Indian equity mutual funds (MFs) have received net inflows of a little over Rs2 trillion since May 2014. Monthly inflows stood at around Rs6,100 crore during this period. In recent months, inflows from systematic investment plans (SIPs) alone have amounted to around Rs4,000 crore per month.
Despite heavy selling by foreign institutional investors since the demonetisation announcement, Indian markets have done well, largely because of large purchases by domestic institutions.
As a result, some investors are enthused about domestic flows sustaining Indian equities going ahead as well. Analysts at UBS Securities India Pvt. Ltd say in a note to clients, “In our discussions with investors, they saw inflows into local Indian equity mutual funds as a reason to be bullish, especially as these have offset selling by foreigners in late 2016, and there are hopes that this is a structural trend.”
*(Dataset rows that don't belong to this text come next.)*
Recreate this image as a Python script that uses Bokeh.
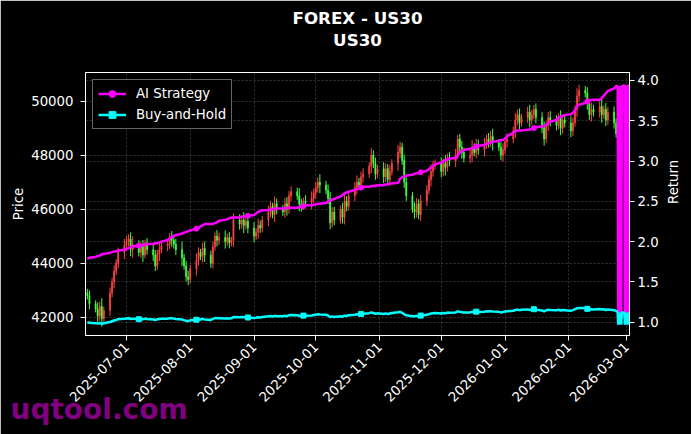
import numpy as np
import pandas as pd
from math import pi
from bokeh.plotting import figure
from bokeh.models import (Range1d, LinearAxis, Grid, FixedTicker, MonthsTicker,
                          DatetimeTickFormatter, NumeralTickFormatter, Title,
                          Legend, LegendItem, ColumnDataSource)
from bokeh.embed import file_html
from bokeh.resources import INLINE

# ---------------- data ----------------
title_main = "FOREX - US30"
title_sub = "US30"
watermark = "uqtool.com"

start_date = "2025-06-12"
end_date = "2026-02-24"
first_open = 42900

closes = [
    42800, 42500,
    42300, 42050, 42400, 41950, 42250,
    42900, 43300, 43700, 44000, 44400,
    44650, 44800, 44900, 44500, 44700,
    44400, 44600, 44300, 44750, 44500,
    44300, 43900, 44350, 44500, 44650,
    44700, 44950, 44850, 44700, 44500,
    44200, 43900, 43500, 43400, 43800,
    44100, 44400, 44250, 44550, 44300,
    44000, 44600, 45000, 44850, 44950,
    44800, 44950, 44750, 44850, 45600,
    45450, 45600, 45400, 45550, 45300,
    45000, 45150, 45400, 45300, 45600,
    45900, 46100, 45800, 46200, 46000,
    45900, 46200, 46000, 46500, 46650,
    46500, 46200, 46100, 46300, 46250,
    46400, 46600, 46800, 47000, 46900,
    46700, 46400, 45500, 45900, 45600,
    46000, 45700, 46300, 46100, 46500,
    46800, 47000, 46900, 47200, 47300,
    47600, 48000, 47700, 47300, 47500,
    47200, 47500, 47100, 47400, 47700,
    48100, 48300, 47800, 47000, 46500,
    46000, 45900, 46200, 45800, 46300,
    46700, 47100, 47400, 47600, 47700,
    47400, 47700, 47550, 47900, 47800,
    48000, 48600, 48300, 48100, 47900,
    48000, 48300, 48100, 48400, 48200,
    48400, 48600, 48500, 48700, 48450,
    48300, 48000, 48200, 48500, 48600,
    48900, 49300, 49500, 49200, 49400,
    49600, 49300, 49500, 49700, 49400,
    49000, 48600, 49100, 49400, 49300,
    49100, 49400, 49000, 49300, 49200,
    48900, 49200, 49700, 50200, 50400,
    50300, 49900, 49500, 49700, 49600,
    49800, 49500, 49700, 49300, 49600,
    49200, 48800,
]

wick = [
    150, 200, 120, 250, 180, 300, 140, 200, 160, 220, 150, 180, 250, 200, 170, 240, 300, 150, 200, 260, 120, 180, 220,
    190, 150, 280, 130, 210, 170, 240, 160, 200, 300, 140, 180, 220, 150, 260, 190, 130, 210, 250, 170, 200, 140, 230,
    180, 260, 150, 200, 130, 240, 210, 170, 290, 150, 190, 220, 140, 250, 180, 160, 230, 200, 140, 270, 190, 150, 210,
    240, 170, 200, 150, 280, 190, 130, 220, 260, 160, 200, 180, 300, 150, 210, 240, 170, 190, 140, 230, 260, 180, 150,
    200, 250, 160, 190, 220, 140, 270, 180, 210, 150, 240, 190, 170, 230, 150, 280, 200, 160, 220, 190, 140, 250, 210,
    170, 230, 190, 150, 260, 200, 140, 220, 180, 300, 160, 210, 240, 150, 190, 230, 170, 200, 260, 140, 210, 180, 250,
    160, 220, 200, 280, 150, 190, 240, 170, 210, 150, 260, 190, 230, 140, 200, 270, 180, 160, 220, 190, 250, 150, 200,
    230, 180, 150, 260, 200, 170, 240, 190, 140, 280, 210, 160, 220, 190, 250, 170, 200, 300, 150, 230, 180, 210, 160,
]

ai_return = [
    1.79, 1.80,
    1.81, 1.82, 1.83, 1.84, 1.85,
    1.86, 1.87, 1.88, 1.88, 1.89,
    1.90, 1.91, 1.92, 1.93, 1.94,
    1.95, 1.95, 1.96, 1.96, 1.97,
    1.97, 1.98, 1.98, 1.99, 2.00,
    2.02, 2.04, 2.06, 2.07, 2.08,
    2.10, 2.11, 2.12, 2.13, 2.14,
    2.16, 2.17, 2.19, 2.20, 2.22,
    2.22, 2.22, 2.23, 2.24, 2.26,
    2.27, 2.28, 2.29, 2.30, 2.30,
    2.30, 2.31, 2.31, 2.32, 2.32,
    2.33, 2.35, 2.37, 2.38, 2.39,
    2.39, 2.40, 2.40, 2.41, 2.41,
    2.41, 2.41, 2.42, 2.42, 2.42,
    2.42, 2.43, 2.43, 2.44, 2.45,
    2.45, 2.46, 2.46, 2.47, 2.47,
    2.48, 2.50, 2.51, 2.52, 2.53,
    2.56, 2.58, 2.60, 2.61, 2.62,
    2.64, 2.65, 2.66, 2.67, 2.68,
    2.68, 2.69, 2.69, 2.69, 2.70,
    2.70, 2.71, 2.71, 2.72, 2.72,
    2.73, 2.78, 2.80, 2.81, 2.82,
    2.83, 2.84, 2.85, 2.85, 2.86,
    2.88, 2.90, 2.92, 2.94, 2.96,
    2.98, 3.00, 3.01, 3.02, 3.03,
    3.04, 3.07, 3.10, 3.13, 3.14,
    3.15, 3.16, 3.17, 3.18, 3.19,
    3.20, 3.21, 3.22, 3.23, 3.24,
    3.25, 3.26, 3.26, 3.28, 3.31,
    3.35, 3.37, 3.38, 3.38, 3.38,
    3.39, 3.39, 3.40, 3.41, 3.42,
    3.43, 3.44, 3.45, 3.47, 3.49,
    3.51, 3.54, 3.55, 3.56, 3.57,
    3.58, 3.60, 3.63, 3.68, 3.70,
    3.72, 3.74, 3.75, 3.76, 3.76,
    3.76, 3.78, 3.81, 3.84, 3.87,
    3.90, 3.93,
]

# last few days: intraday points where both curves jump back and forth
tail_start = "2026-02-24 12:00"
tail_freq = "6h"
ai_tail = [3.93, 3.93, 1.05, 3.93, 1.05, 3.93, 1.05, 3.93, 1.05, 3.93,
           3.93, 3.93, 3.93, 3.94, 3.94, 1.05, 3.94, 1.05, 3.94, 1.05,
           3.94, 1.05, 3.95, 1.05, 3.95]
bh_tail = [1.13, 1.13, 0.97, 1.12, 0.97, 1.12, 0.98, 1.12, 0.97, 1.12,
           1.12, 1.12, 1.12, 1.12, 1.12, 0.97, 1.12, 0.98, 1.12, 0.97,
           1.12, 0.98, 1.12, 0.97, 1.12]

marker_dates = ["2025-07-07", "2025-08-04", "2025-08-29", "2025-09-25", "2025-10-23",
                "2025-11-21", "2025-12-18", "2026-01-15", "2026-02-10"]

price_ticks = [42000, 44000, 46000, 48000, 50000]
return_ticks = [1.0, 1.5, 2.0, 2.5, 3.0, 3.5, 4.0]

# ---------------- styling ----------------
FONT = "DejaVu Sans"
RED = "#ff4444"
GREEN = "#44ff44"
MAGENTA = "#ff00ff"
CYAN = "#00ffff"
TICK_SIZE = "13.3px"

dates = pd.bdate_range(start_date, end_date)
c = np.array(closes, dtype=float)
o = np.concatenate([[first_open], c[:-1]])
w = np.array(wick, dtype=float)
hi = np.maximum(o, c) + w
lo = np.minimum(o, c) - w
col = np.where(c >= o, RED, GREEN)
bh_return = c / c[0]

candles = ColumnDataSource(dict(date=dates, top=np.maximum(o, c), bottom=np.minimum(o, c),
                                high=hi, low=lo, color=col))

tail_times = pd.date_range(tail_start, periods=len(ai_tail), freq=tail_freq)
line_x = list(dates) + list(tail_times)
ai_all = list(ai_return) + ai_tail
bh_all = list(bh_return) + bh_tail
pos = {d: i for i, d in enumerate(dates)}
mk_idx = [pos[pd.Timestamp(d)] for d in marker_dates]

p = figure(width=691, height=434, x_axis_type="datetime", output_backend="svg",
           toolbar_location=None, title=None,
           x_range=Range1d(pd.Timestamp("2025-06-11 02:00"), pd.Timestamp("2026-03-02 12:00")),
           y_range=Range1d(41322, 51063),
           background_fill_color="black", border_fill_color="black",
           min_border_left=85, min_border_right=61, min_border_top=72, min_border_bottom=99)
p.outline_line_color = "white"
p.outline_line_width = 1
p.outline_line_alpha = 1.0
p.extra_y_ranges = {"ret": Range1d(0.835, 4.099)}

# axes
p.yaxis.ticker = FixedTicker(ticks=price_ticks)
p.yaxis.formatter = NumeralTickFormatter(format="0")
p.yaxis.axis_label = "Price"
p.xaxis.ticker = MonthsTicker(months=list(range(12)))
fmt = "%Y-%m-%d"
p.xaxis.formatter = DatetimeTickFormatter(days=fmt, months=fmt, years=fmt)
p.xaxis.major_label_orientation = pi / 4

ax_r = LinearAxis(y_range_name="ret", axis_label="Return",
                  ticker=FixedTicker(ticks=return_ticks),
                  formatter=NumeralTickFormatter(format="0.0"))
p.add_layout(ax_r, "right")

for ax in [p.xaxis[0], p.yaxis[0], ax_r]:
    ax.axis_line_color = "white"
    ax.major_tick_line_color = "white"
    ax.minor_tick_line_color = None
    ax.major_tick_out = 5
    ax.major_tick_in = 0
    ax.major_label_text_color = "white"
    ax.major_label_text_font = FONT
    ax.major_label_text_font_size = TICK_SIZE
    ax.axis_label_text_color = "white"
    ax.axis_label_text_font = FONT
    ax.axis_label_text_font_size = TICK_SIZE
    ax.axis_label_text_font_style = "normal"
p.yaxis[0].major_label_standoff = 7
p.yaxis[0].axis_label_standoff = 2
p.xaxis[0].major_label_standoff = 4
ax_r.major_label_standoff = 3
ax_r.axis_label_standoff = 12
if "axis_label_orientation" in ax_r.properties():
    ax_r.axis_label_orientation = pi / 2

# grids
for g in [p.xgrid[0], p.ygrid[0]]:
    g.grid_line_color = "#8a8a8a"
    g.grid_line_alpha = 0.55
    g.grid_line_dash = "2 2"
    g.grid_line_width = 0.7
g2 = Grid(dimension=1, ticker=ax_r.ticker, y_range_name="ret",
          grid_line_color="#8a8a8a", grid_line_alpha=0.55, grid_line_dash="2 2",
          grid_line_width=0.7)
p.add_layout(g2)

# candlesticks
p.segment(x0="date", y0="low", x1="date", y1="high", color="color", line_width=1, source=candles)
p.vbar(x="date", width=0.6 * 86400000, top="top", bottom="bottom",
       fill_color="color", line_color="color", line_width=0.5, source=candles)

# return lines
ai_line = p.line(line_x, ai_all, color=MAGENTA, line_width=2.5, y_range_name="ret")
ai_mk = p.scatter([dates[i] for i in mk_idx], [ai_return[i] for i in mk_idx],
                  marker="circle", size=5, color=MAGENTA, y_range_name="ret")
bh_line = p.line(line_x, bh_all, color=CYAN, line_width=2.5, y_range_name="ret")
bh_mk = p.scatter([dates[i] for i in mk_idx], [bh_return[i] for i in mk_idx],
                  marker="square", size=5, color=CYAN, y_range_name="ret")

legend = Legend(items=[LegendItem(label="AI Strategy", renderers=[ai_line, ai_mk]),
                       LegendItem(label="Buy-and-Hold", renderers=[bh_line, bh_mk])],
                location="top_left", margin=7, padding=5, spacing=4,
                glyph_width=28, glyph_height=17, label_height=17, label_standoff=10,
                background_fill_color="black", background_fill_alpha=0.85,
                border_line_color="#cccccc", border_line_width=1,
                label_text_color="white", label_text_font=FONT,
                label_text_font_size=TICK_SIZE)
p.add_layout(legend)

# titles: a spacer next to the frame, then the two title lines
p.add_layout(Title(text=" ", text_font_size="10px", standoff=10), "above")
p.add_layout(Title(text=title_sub, align="center", text_color="white", text_font=FONT,
                   text_font_size="16.7px", text_font_style="bold", standoff=0), "above")
p.add_layout(Title(text=title_main, align="center", text_color="white", text_font=FONT,
                   text_font_size="16.7px", text_font_style="bold", standoff=0), "above")
# watermark below the axis, pulled up to overlap the date labels like the original
p.add_layout(Title(text=watermark, align="left", vertical_align="top", offset=-75,
                   standoff=-34, text_color="#800080", text_font=FONT,
                   text_font_size="28px", text_font_style="bold"), "below")

open("out.html", "w").write(file_html(p, INLINE))
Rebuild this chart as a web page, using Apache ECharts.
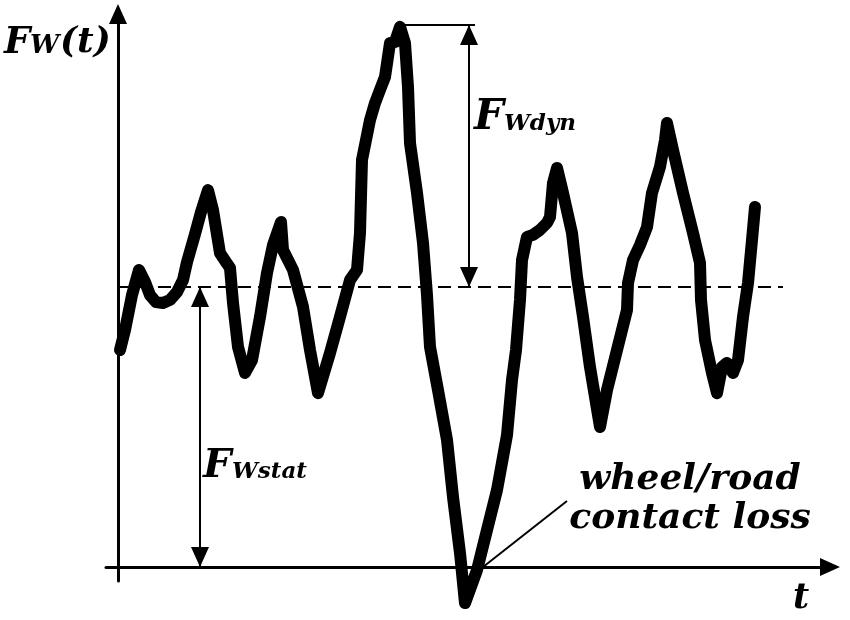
<!DOCTYPE html>
<html>
<head>
<meta charset="utf-8">
<script src="https://cdn.jsdelivr.net/npm/echarts@6/dist/echarts.min.js"></script>
<style>html,body{margin:0;padding:0;background:#fff}#c{width:850px;height:620px}</style>
</head>
<body>
<div id="c"></div>
<script>
// time samples (arbitrary units) and wheel load F_W(t) (arbitrary units, static load = 10)
const timeT = [0.2,0.7,1.4,2.1,2.7,3.2,3.8,4.5,5.2,5.9,6.5,6.9,7.7,8.3,9.0,9.5,10.2,10.8,11.2,11.5,12.0,12.7,13.4,14.2,14.9,15.5,16.3,16.5,17.5,18.5,19.2,20.0,21.2,22.2,23.2,23.9,24.2,24.4,25.2,25.7,26.2,26.7,27.2,27.7,28.2,28.7,29.0,29.2,29.9,30.5,30.9,31.2,32.0,32.9,33.5,34.2,34.7,35.9,36.9,37.9,38.9,39.4,39.8,40.2,40.4,40.9,41.5,42.2,42.9,43.2,43.5,43.9,44.5,45.4,45.9,46.5,47.2,48.2,48.9,49.9,50.9,51.0,51.5,52.2,52.9,53.4,54.2,54.7,54.9,55.5,56.5,57.5,58.2,58.3,58.7,59.4,59.9,60.4,60.9,61.5,62.0,62.5,63.0,63.4,63.7];
const forceF = [7.75,8.46,9.71,10.61,10.18,9.71,9.46,9.43,9.54,9.82,10.25,10.89,11.89,12.68,13.46,12.75,11.21,10.89,10.68,9.43,7.86,6.93,7.39,8.93,10.5,11.5,12.32,11.32,10.61,9.29,7.75,6.21,7.64,8.93,10.25,10.61,11.93,14.54,15.96,16.57,17.04,17.5,18.71,18.75,19.29,18.71,17.14,15.14,13.36,11.57,9.71,7.86,6.32,4.54,2.5,0.5,-1.29,-0.11,1.32,2.75,4.71,6.68,7.75,9.54,10.96,11.79,11.86,12.04,12.29,12.5,13.71,14.25,13.36,11.93,10.36,8.93,7.14,5.0,6.32,7.75,9.18,10.14,10.96,11.5,12.14,13.36,14.29,15.25,15.86,14.89,13.36,11.93,10.86,9.54,8.11,6.93,6.21,7.14,7.29,6.93,7.39,8.93,10.14,11.68,12.86];
const staticLoad = 10;           // F_Wstat level (dashed line)
const staticLineEnd = 66.5;      // dashed line extent in t
const peakLoad = 19.36;          // max F_W (top of F_Wdyn)
const peakTime = 28.2;
const statArrowT = 8.2;          // t position of F_Wstat arrow
const dynArrowT = 35.1;          // t position of F_Wdyn arrow
const dynLineEnd = 35.7;
const lossPoint = [36.5, 0];     // leader line start
const lossLabelPoint = [44.9, 2.36];

const seriesData = timeT.map((t, i) => [t, forceF[i]]);
const FONT = '"DejaVu Serif"';

const chart = echarts.init(document.getElementById('c'), null, {renderer: 'canvas'});
const thin = {color: '#000', width: 2, type: 'solid'};
const tri = {symbol: 'triangle', symbolSize: [18, 20], symbolOffset: [0, 10]};
const noSym = {symbol: 'none'};

function txt(text, x, y, size) {
  return {type: 'text', x: x, y: y, silent: true,
    style: {text: text, fill: '#000', fontFamily: FONT, fontStyle: 'italic', fontWeight: 'bold',
            fontSize: size, align: 'left', verticalAlign: 'top'}};
}
function ctxt(text, x, y, size) {
  const t = txt(text, x, y, size); t.style.align = 'center'; return t;
}

chart.setOption({
  animation: false,
  backgroundColor: '#fff',
  grid: {left: 106, right: 20, top: 14, bottom: 39, containLabel: false},
  xAxis: {type: 'value', min: -1.2, max: 71.2,
    axisLine: {show: true, onZero: true, symbol: ['none', 'triangle'], symbolSize: [18, 20],
      lineStyle: {color: '#000', width: 3}},
    axisTick: {show: false}, axisLabel: {show: false}, splitLine: {show: false}},
  yAxis: {type: 'value', min: -0.5, max: 19.75, offset: -12,
    axisLine: {show: true, onZero: false, symbol: ['none', 'triangle'], symbolSize: [18, 20],
      lineStyle: {color: '#000', width: 3}},
    axisTick: {show: false}, axisLabel: {show: false}, splitLine: {show: false}},
  series: [
    {type: 'line', data: seriesData, showSymbol: false, symbol: 'none', clip: false, silent: true,
      lineStyle: {color: '#000', width: 12, cap: 'round', join: 'round'}, z: 3},
    {type: 'line', data: [], silent: true, z: 2,
      markLine: {silent: true, animation: false, label: {show: false}, emphasis: {disabled: true},
        symbol: ['none', 'none'],
        data: [
          [{coord: [0, staticLoad], ...noSym, lineStyle: {color: '#000', width: 2.2, type: [13, 7]}},
           {coord: [staticLineEnd, staticLoad], ...noSym}],
          [{coord: [peakTime, peakLoad], ...noSym, lineStyle: thin},
           {coord: [dynLineEnd, peakLoad], ...noSym}],
          [{coord: [statArrowT, staticLoad], ...tri, lineStyle: thin},
           {coord: [statArrowT, 0], ...tri}],
          [{coord: [dynArrowT, peakLoad], ...tri, lineStyle: thin},
           {coord: [dynArrowT, staticLoad], ...tri}],
          [{coord: lossPoint, ...noSym, lineStyle: thin},
           {coord: lossLabelPoint, ...noSym}]
        ]}}
  ],
  graphic: [
    txt('F', 4, 25, 37), txt('W', 30, 33, 26), txt('(t)', 60, 25, 36),
    txt('F', 474, 97, 42), txt('Wdyn', 504, 113, 23),
    txt('F', 203, 447, 40), txt('Wstat', 232, 461, 23),
    ctxt('wheel/road', 690, 462, 36),
    ctxt('contact loss', 690, 501, 36),
    txt('t', 793, 581, 35)
  ]
});
</script>
</body>
</html>
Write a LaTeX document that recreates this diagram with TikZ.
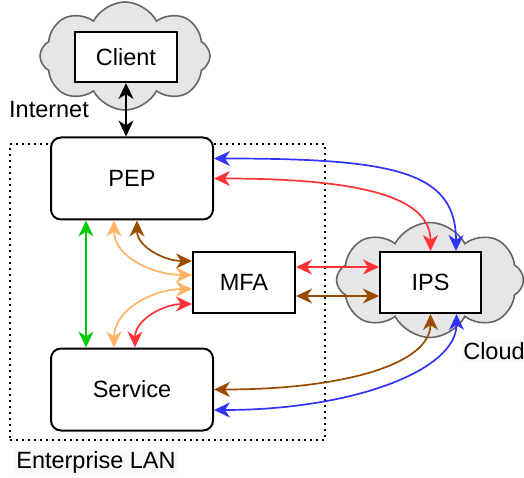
\documentclass[tikz,border=0pt]{standalone}
\usepackage{fontspec}
\setmainfont{Liberation Sans}
\usetikzlibrary{arrows.meta,shapes.symbols}
\definecolor{cloudgray}{HTML}{E6E6E6}
\definecolor{cloudline}{HTML}{666666}
\definecolor{linkblue}{HTML}{3333FF}
\definecolor{linkred}{HTML}{FF3333}
\definecolor{linkbrown}{HTML}{994C00}
\definecolor{linkorange}{HTML}{FFB366}
\definecolor{linkgreen}{HTML}{00CC00}
\definecolor{labelbg}{HTML}{F8F9FA}
\begin{document}
\begin{tikzpicture}[x=1pt,y=1pt,
    font=\fontsize{23.5}{28}\selectfont,
    >={Stealth[length=16pt,width=15pt,inset=5pt]},
    puff/.style={cloud, cloud puffs=8, cloud puff arc=125, cloud ignores aspect,
      draw=cloudline, fill=cloudgray, line width=1.6pt, inner sep=0pt},
    lanbox/.style={draw, line width=1.6pt, dash pattern=on 1.6pt off 4.4pt},
    box/.style={draw, line width=2pt, fill=white, inner sep=0pt},
    rbox/.style={box, rounded corners=10pt, minimum width=162pt, minimum height=82pt},
    link/.style={<->, line width=1.7pt}]
      \useasboundingbox (0,0) rectangle (524,-478);
      % clouds and LAN border
      \node[puff, minimum width=170pt, minimum height=108pt] (net) at (125,-56) {};
      \node[puff, minimum width=187pt, minimum height=115pt] (cloud) at (430,-280) {};
      \node[lanbox, minimum width=315pt, minimum height=296pt] (lan) at (167.5,-292) {};
      % components
      \node[box, minimum width=102pt, minimum height=50pt] (client) at (126,-57) {Client};
      \node[rbox] (pep) at (132,-178.5) {PEP};
      \node[rbox] (service) at (132,-389.5) {Service};
      \node[box, minimum width=102pt, minimum height=61pt] (mfa) at (244,-282.5) {MFA};
      \node[box, minimum width=101pt, minimum height=61pt] (ips) at (430.5,-282.5) {IPS};
      % zone labels
      \node (internet) at (49,-110) {Internet};
      \node[fill=labelbg, inner sep=2pt] (lanlabel) at (96,-462) {Enterprise LAN};
      \node[fill=labelbg, inner sep=2pt] (cloudlabel) at (494,-351) {Cloud};
      \begin{scope}[link]
        \draw[black] (client.south) -- (client.south |- pep.north);
        \draw[linkgreen] ([xshift=-46pt]pep.south) -- ([xshift=-46pt]service.north);
        \draw[linkbrown] ([xshift=5pt]pep.south) to[out=-90,in=180] ([yshift=21.5pt]mfa.west);
        \draw[linkorange] ([xshift=-18pt]pep.south) to[out=-90,in=180] ([yshift=7.5pt]mfa.west);
        \draw[linkorange] ([xshift=-18pt]service.north) to[out=90,in=180] ([yshift=-6.5pt]mfa.west);
        \draw[linkred] ([xshift=3pt]service.north) to[out=90,in=180] ([yshift=-21.5pt]mfa.west);
        \draw[linkred] ([yshift=15.5pt]mfa.east) -- ([yshift=15.5pt]ips.west);
        \draw[linkbrown] ([yshift=-13.5pt]mfa.east) -- ([yshift=-13.5pt]ips.west);
        \draw[linkblue] ([yshift=20pt]pep.east) .. controls +(180,0) and +(0,80) .. ([xshift=25.5pt]ips.north);
        \draw[linkred] (pep.east) .. controls +(160,0) and +(0,50) .. (ips.north);
        \draw[linkbrown] (ips.south) .. controls +(0,-50) and +(130,0) .. (service.east);
        \draw[linkblue] ([xshift=26pt]ips.south) .. controls +(0,-57) and +(137,0) .. ([yshift=-20.5pt]service.east);
      \end{scope}
\end{tikzpicture}
\end{document}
Investors are all the more gung-ho since flows through SIPs are estimated to be sticky. Analysts at Deutsche Equities India Pvt. Ltd said in a recent note to clients, “We estimate that SIPs would have accounted for a healthy ~43% of total equity inflows over the past six months. If this trend sustains into the future, as per industry experts, SIP-based monthly inflows have the potential to average ~US$1bn (~Rs6,800 crore) over the next few years.”
But note in the chart alongside how inflows into equity MFs are still closely related to the market’s short-term returns. When returns of large-cap and mid-cap indices went into negative territory in early 2016, flows into equity funds tapered. Since the period where one-year returns were negative was short-lived, the drop in outflows, too, was restricted to a short period.
As UBS’s analysts say, “Investors should not look at a decrease in local flows as a lead indicator for Indian markets—flows will follow returns rather than the other way round.” They add that apart from market returns, the relationship of flows with interest rate movements and returns on alternative asset classes suggests that flows to equity funds should find support in the near term.
As such, even if, as many expect, Indian companies disappoint in the March quarter, their stocks may find support from domestic institutions. But as pointed out earlier, it may be naive to expect this to continue forever. UBS points out that despite all the arguments that support the theory that the increase in domestic flows is structural, the fact remains that financial savings as a share of household savings are now lower compared to levels in fiscal years 2006-2008. “In FY06-08, many market watchers also argued that local flows were ‘structural’,” they add in their note. We all know how that ended.